• **Supplied information**:
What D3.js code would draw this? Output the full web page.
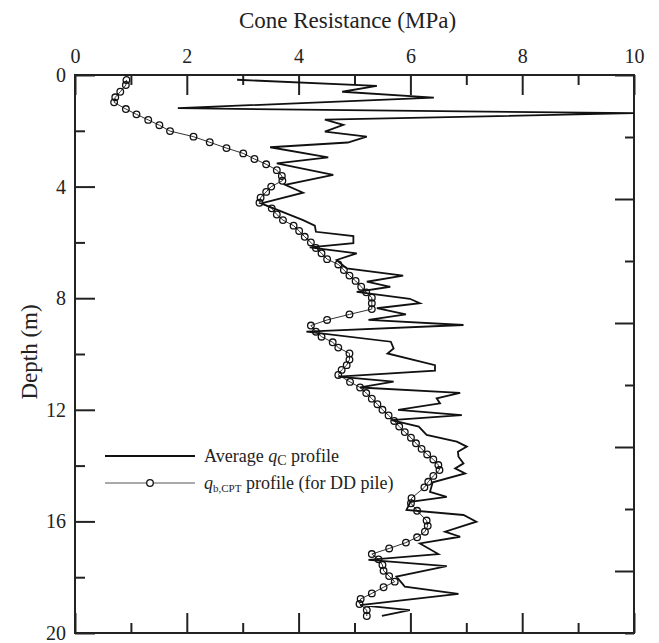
<!DOCTYPE html>
<html>
<head>
<meta charset="utf-8">
<script src="https://cdn.jsdelivr.net/npm/d3@7"></script>
<style>
  body { margin: 0; background: #fff; }
</style>
</head>
<body>
<div id="chart"></div>
<script>
// average qc profile (depth in m, cone resistance in MPa)
var qcDepth = [0.17, 0.39, 0.6, 0.81, 1.19, 1.37, 1.6, 1.79, 2.03, 2.21, 2.42, 2.59, 2.95, 3.17, 3.58, 3.94, 4.22, 4.6,
  5.2, 5.4, 5.62, 5.77, 6.03, 6.18, 6.39, 6.63, 6.93, 7.19, 7.41, 7.59, 7.77, 8.02, 8.18, 8.36, 8.58, 8.78, 8.96, 9.2,
  9.56, 9.8, 9.98, 10.4, 10.6, 10.81, 10.99, 11.2, 11.39, 11.59, 11.77, 12.0, 12.19, 12.37, 12.6, 12.9, 13.14, 13.32,
  13.5, 13.68, 13.92, 14.1, 14.28, 14.6, 14.94, 15.12, 15.3, 15.59, 15.77, 16.01, 16.37, 16.55, 16.79, 17.17, 17.38,
  17.6, 17.98, 18.34, 18.6, 19.0, 19.18, 19.39];
var qcValue = [2.9, 5.4, 4.78, 6.42, 1.84, 10.0, 4.47, 4.8, 4.47, 5.22, 4.88, 3.49, 4.53, 3.61, 4.62, 3.76, 4.08, 3.33,
  4.08, 4.29, 4.31, 4.98, 4.98, 4.2, 5.04, 4.68, 4.86, 5.87, 5.22, 5.64, 5.04, 5.99, 6.17, 5.4, 5.92, 5.25, 6.95, 4.14,
  5.65, 5.7, 5.59, 6.44, 6.44, 4.71, 5.7, 5.1, 6.89, 6.47, 6.53, 5.78, 6.92, 5.66, 6.15, 6.29, 6.83, 7.01,
  6.85, 6.86, 6.95, 6.8, 6.98, 6.4, 6.35, 6.65, 6.0, 5.93, 6.95, 7.18, 6.62, 6.89, 6.17, 6.5, 5.25,
  6.65, 5.75, 5.9, 6.86, 5.1, 5.99, 5.49];

// qb,CPT profile for DD pile
var qbDepth = [0.18, 0.36, 0.6, 0.8, 0.98, 1.22, 1.41, 1.61, 1.8, 2.01, 2.21, 2.41, 2.62, 2.81, 3.01, 3.2, 3.41, 3.62,
  3.79, 4.0, 4.19, 4.4, 4.58, 4.78, 5.0, 5.2, 5.4, 5.59, 5.8, 6.0, 6.2, 6.39, 6.6, 6.79, 6.99, 7.19, 7.38, 7.59, 7.79,
  7.98, 8.18, 8.39, 8.58, 8.78, 8.98, 9.2, 9.38, 9.58, 9.77, 9.98, 10.2, 10.4, 10.57, 10.75, 11.0, 11.2, 11.4, 11.6,
  11.8, 12.0, 12.2, 12.4, 12.6, 12.8, 13.0, 13.2, 13.4, 13.6, 13.78, 13.98, 14.16, 14.37, 14.58, 14.78, 15.17, 15.35,
  15.62, 15.97, 16.16, 16.37, 16.57, 16.76, 16.97, 17.17, 17.36, 17.56, 17.77, 17.96, 18.16, 18.36, 18.58, 18.78,
  18.96, 19.18, 19.39];
var qbValue = [0.92, 0.91, 0.81, 0.72, 0.7, 0.91, 1.1, 1.31, 1.51, 1.7, 2.12, 2.41, 2.71, 3.01, 3.21, 3.42, 3.61, 3.7,
  3.71, 3.51, 3.42, 3.32, 3.3, 3.52, 3.61, 3.72, 3.91, 4.01, 4.11, 4.22, 4.31, 4.41, 4.51, 4.71, 4.81, 4.91, 5.02, 5.12, 5.21,
  5.31, 5.31, 5.31, 4.91, 4.51, 4.22, 4.31, 4.41, 4.61, 4.71, 4.91, 4.91, 4.86, 4.77, 4.71, 4.92, 5.1, 5.21, 5.31,
  5.41, 5.5, 5.61, 5.71, 5.8, 5.9, 6.01, 6.1, 6.2, 6.3, 6.41, 6.5, 6.52, 6.41, 6.32, 6.25, 6.02, 6.01,
  6.12, 6.29, 6.31, 6.26, 6.12, 5.92, 5.62, 5.31, 5.43, 5.5, 5.52, 5.62, 5.72, 5.52, 5.31, 5.11,
  5.09, 5.22, 5.22];

var xMajor = [0, 2, 4, 6, 8, 10];
var xMinor = [1, 3, 5, 7, 9];
var yMajor = [0, 4, 8, 12, 16, 20];
var yMinor = [2, 6, 10, 14, 18];
// the right-hand axis in the original has its own (unlabelled) spacing
var rMajor = [0, 1, 2, 3, 4];
var rMinor = [0.5, 1.5, 2.5, 3.5, 4.5];

var FONT = "'Liberation Serif', 'Times New Roman', Times, 'DejaVu Serif', serif";

var qcData = qcDepth.map(function(d, i) { return { depth: d, q: qcValue[i] }; });
var qbData = qbDepth.map(function(d, i) { return { depth: d, q: qbValue[i] }; });

var margin = {top: 75, left: 75},
    width = 559,
    height = 558;

var svg = d3.select("#chart")
  .append("svg")
    .attr("width", 659)
    .attr("height", 643)
    .style("font-family", FONT)
  .append("g")
    .attr("transform", "translate(" + margin.left + "," + margin.top + ")");

var x = d3.scaleLinear().domain([0, 10]).range([0, width]);
var y = d3.scaleLinear().domain([0, 20]).range([0, height]);
var yR = d3.scaleLinear().domain([0, 4.5]).range([0, height]);

function styleAxis(g) {
  g.attr("font-family", FONT);
  g.select(".domain").remove();
  g.selectAll(".tick line").attr("stroke", "#222").attr("stroke-width", 2);
  g.selectAll(".tick text")
    .attr("font-size", "20px")
    .attr("fill", "#222")
    .style("font-family", FONT);
}

// top axis with labels
svg.append("g")
  .call(d3.axisTop(x).tickValues(xMajor).tickSize(-20).tickPadding(12).tickFormat(d3.format("d")))
  .call(styleAxis);
svg.append("g")
  .call(d3.axisTop(x).tickValues(xMinor).tickSize(-10).tickFormat(""))
  .call(styleAxis);

// bottom axis
svg.append("g")
  .attr("transform", "translate(0," + height + ")")
  .call(d3.axisBottom(x).tickValues(xMajor).tickSize(-20).tickFormat(""))
  .call(styleAxis);
svg.append("g")
  .attr("transform", "translate(0," + height + ")")
  .call(d3.axisBottom(x).tickValues(xMinor).tickSize(-10).tickFormat(""))
  .call(styleAxis);

// left axis with labels
svg.append("g")
  .call(d3.axisLeft(y).tickValues(yMajor).tickSize(-20).tickPadding(9).tickFormat(d3.format("d")))
  .call(styleAxis);
svg.append("g")
  .call(d3.axisLeft(y).tickValues(yMinor).tickSize(-10).tickFormat(""))
  .call(styleAxis);

// right axis
svg.append("g")
  .attr("transform", "translate(" + width + ",0)")
  .call(d3.axisRight(yR).tickValues(rMajor).tickSize(-19).tickFormat(""))
  .call(styleAxis);
svg.append("g")
  .attr("transform", "translate(" + width + ",0)")
  .call(d3.axisRight(yR).tickValues(rMinor).tickSize(-9).tickFormat(""))
  .call(styleAxis);

// frame
svg.append("rect")
  .attr("x", 0).attr("y", 0)
  .attr("width", width).attr("height", height)
  .attr("fill", "none")
  .attr("stroke", "#222")
  .attr("stroke-width", 2);

var line = d3.line()
  .x(function(d) { return x(d.q); })
  .y(function(d) { return y(d.depth); });

// qb,CPT line + circles
svg.append("path")
  .datum(qbData)
  .attr("fill", "none")
  .attr("stroke", "#333")
  .attr("stroke-width", 1)
  .attr("d", line);

svg.selectAll(".qb")
  .data(qbData)
  .enter().append("circle")
    .attr("class", "qb")
    .attr("cx", function(d) { return x(d.q); })
    .attr("cy", function(d) { return y(d.depth); })
    .attr("r", 3.3)
    .attr("fill", "none")
    .attr("stroke", "#111")
    .attr("stroke-width", 1.3);

// average qc line
svg.append("path")
  .datum(qcData)
  .attr("fill", "none")
  .attr("stroke", "#111")
  .attr("stroke-width", 1.8)
  .attr("d", line);

// axis titles
svg.append("text")
  .attr("x", width / 2 - 7)
  .attr("y", -47)
  .attr("text-anchor", "middle")
  .attr("font-size", "23px")
  .attr("fill", "#222")
  .style("font-family", FONT)
  .text("Cone Resistance (MPa)");

svg.append("text")
  .attr("transform", "rotate(-90)")
  .attr("x", -height / 2 + 2)
  .attr("y", -38)
  .attr("text-anchor", "middle")
  .attr("font-size", "23px")
  .attr("fill", "#222")
  .style("font-family", FONT)
  .text("Depth (m)");

// legend
var legend = svg.append("g").attr("transform", "translate(30,381)");
legend.append("line")
  .attr("x1", 0).attr("x2", 90).attr("y1", 0).attr("y2", 0)
  .attr("stroke", "#111").attr("stroke-width", 1.8);
var t1 = legend.append("text").attr("x", 99).attr("y", 6)
  .attr("font-size", "18px").attr("fill", "#222").style("font-family", FONT);
t1.append("tspan").text("Average ");
t1.append("tspan").attr("font-style", "italic").text("q");
t1.append("tspan").attr("font-size", "14px").attr("dy", 3).text("C");
t1.append("tspan").attr("dy", -3).text(" profile");

legend.append("line")
  .attr("x1", 0).attr("x2", 90).attr("y1", 27).attr("y2", 27)
  .attr("stroke", "#555").attr("stroke-width", 1);
legend.append("circle")
  .attr("cx", 45).attr("cy", 27).attr("r", 3.3)
  .attr("fill", "#fff").attr("stroke", "#111").attr("stroke-width", 1.3);
var t2 = legend.append("text").attr("x", 99).attr("y", 33)
  .attr("font-size", "18px").attr("fill", "#222").style("font-family", FONT);
t2.append("tspan").attr("font-style", "italic").text("q");
t2.append("tspan").attr("font-size", "11px").attr("dy", 3).text("b,CPT");
t2.append("tspan").attr("dy", -3).text(" profile (for DD pile)");
</script>
</body>
</html>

• **Task directions**: From the first line of the material down to the line containing "6.65, 5.75, 5.9, 6.86, 5.1, 5.99, 5.49];", inclusive, return each line exactly, skipping any picture.

• **Answer to this exercise**:
What D3.js code would draw this? Output the full web page.
<!DOCTYPE html>
<html>
<head>
<meta charset="utf-8">
<script src="https://cdn.jsdelivr.net/npm/d3@7"></script>
<style>
  body { margin: 0; background: #fff; }
</style>
</head>
<body>
<div id="chart"></div>
<script>
// average qc profile (depth in m, cone resistance in MPa)
var qcDepth = [0.17, 0.39, 0.6, 0.81, 1.19, 1.37, 1.6, 1.79, 2.03, 2.21, 2.42, 2.59, 2.95, 3.17, 3.58, 3.94, 4.22, 4.6,
  5.2, 5.4, 5.62, 5.77, 6.03, 6.18, 6.39, 6.63, 6.93, 7.19, 7.41, 7.59, 7.77, 8.02, 8.18, 8.36, 8.58, 8.78, 8.96, 9.2,
  9.56, 9.8, 9.98, 10.4, 10.6, 10.81, 10.99, 11.2, 11.39, 11.59, 11.77, 12.0, 12.19, 12.37, 12.6, 12.9, 13.14, 13.32,
  13.5, 13.68, 13.92, 14.1, 14.28, 14.6, 14.94, 15.12, 15.3, 15.59, 15.77, 16.01, 16.37, 16.55, 16.79, 17.17, 17.38,
  17.6, 17.98, 18.34, 18.6, 19.0, 19.18, 19.39];
var qcValue = [2.9, 5.4, 4.78, 6.42, 1.84, 10.0, 4.47, 4.8, 4.47, 5.22, 4.88, 3.49, 4.53, 3.61, 4.62, 3.76, 4.08, 3.33,
  4.08, 4.29, 4.31, 4.98, 4.98, 4.2, 5.04, 4.68, 4.86, 5.87, 5.22, 5.64, 5.04, 5.99, 6.17, 5.4, 5.92, 5.25, 6.95, 4.14,
  5.65, 5.7, 5.59, 6.44, 6.44, 4.71, 5.7, 5.1, 6.89, 6.47, 6.53, 5.78, 6.92, 5.66, 6.15, 6.29, 6.83, 7.01,
  6.85, 6.86, 6.95, 6.8, 6.98, 6.4, 6.35, 6.65, 6.0, 5.93, 6.95, 7.18, 6.62, 6.89, 6.17, 6.5, 5.25,
  6.65, 5.75, 5.9, 6.86, 5.1, 5.99, 5.49];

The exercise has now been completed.